Il ne suffit pas qu’existe un potentiel révolutionnaire et aucune dynamique révolutionnaire magique ne conduit automatiquement à la rupture avec l’ordre capitaliste.
La révolution est une lutte d’émancipation qui ne peut être, suivant l’expression de Marx, «que l’œuvre des travailleurs eux-mêmes». Elle suppose que les masses (une fraction significative au moins) qui combattent nécessairement d’abord sur des objectifs limités (un salaire décent, un emploi stable, chasser un dirigeant etc.) deviennent conscientes des enjeux et développent au quotidien – et en permanence – une vision politique qui leur permet d’élaborer et de choisir leurs propres solutions et non d’être confrontés à des «alternatives» fabriquées par les élites qui les dirigent aujourd’hui ou par celles qui aspirent à les diriger demain.
C’est pour cela qu’elles doivent construire les instruments d’une authentique démocratie directe qui s’oppose terme à terme à la fiction démocratique qui leur propose de «choisir» périodiquement les représentants qui garantiront avant tout le maintien du système qui exploite et opprime l’immense majorité.
Il n’existe pas de formule miracle, mais l’histoire des luttes d’émancipation, de leurs succès (même partiels) et de leurs échecs nous donnent quelques indications.
Seule une auto-organisation où s’articulent démocratie directe et coopération peut permettre de développer la vision globale d’une société capable de satisfaire les besoins et de répondre aux aspirations de la majorité, sans mépriser les différences de point de vue et les minorités.
Et comme la bourgeoisie ne cédera rien sans que ceci lui soit imposé, ces structures sont aussi des structures de lutte.
La révolution égyptienne (pas plus qu’aucune autre) ne progressera pas si n’apparaissent pas de telles structures de luttes incarnant le pouvoir révolutionnaire, à commencer par des conseils sur les lieux de travail, lieux d’exploitation ou s’incarne et s’exprime au quotidien le despotisme du capital, là ou s’ancrent les rapports sociaux dont la destruction est la condition nécessaire de l’émancipation.

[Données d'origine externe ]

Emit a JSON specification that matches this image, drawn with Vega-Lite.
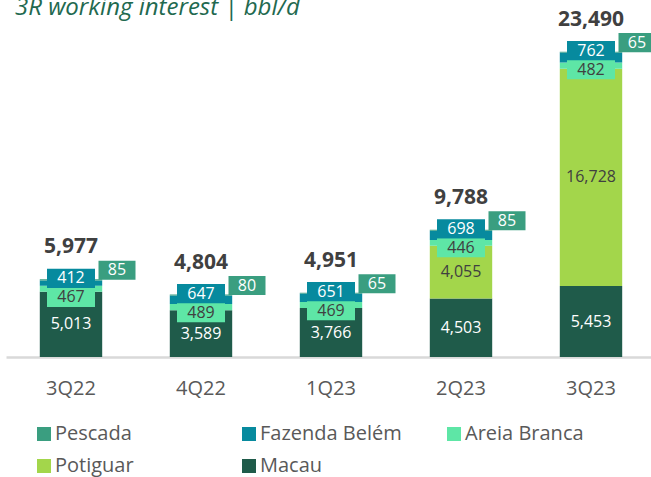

Dans le processus révolutionnaire égyptien les structures de pouvoir populaire sont aussi la seule possibilité de regrouper les révolutionnaires contre les tenants du système et de l’ancien régime, au-delà de la division forces laïques vs forces islamistes.
C’est évidemment une tâche immense, pour laquelle il n’existe aucun mode d’emploi, seulement quelques repères.
Il n’y a pas de modèle puisque jusqu’à ce jour aucune révolution n’a atteint l’objectif de l’émancipation.
Après les échecs répétés des mouvements révolutionnaires des pays capitalistes développés et ceux des mouvements de libération, le mouvement révolutionnaire qui a commencé en Egypte suscite d’immenses espérances.
Mais en Egypte non plus l’enthousiasme et la détermination de minorités actives, même numériquement importantes, ne peuvent suffire et l’impatience ne peut mener qu’aux désillusions.
Il faudra du temps pour que s’accentuent les contradictions du système, pour que s’accumulent les expériences collectives, pour que se développent les coopérations entre les opprimés et pour que la conscience de la nécessité d’une rupture révolutionnaire avec l’ordre établi soit partagée par l’immense majorité.
Peut-être bien que les Egyptiens prouveront que l’émancipation n’était pas qu’un rêve et que l’ardente nécessité de la révolution trouvera en eux l’acteur historique dont elle a besoin.
Ce ne serait pas la fin de l’Histoire, mais à coup sûr pour beaucoup le début d’une autre vie.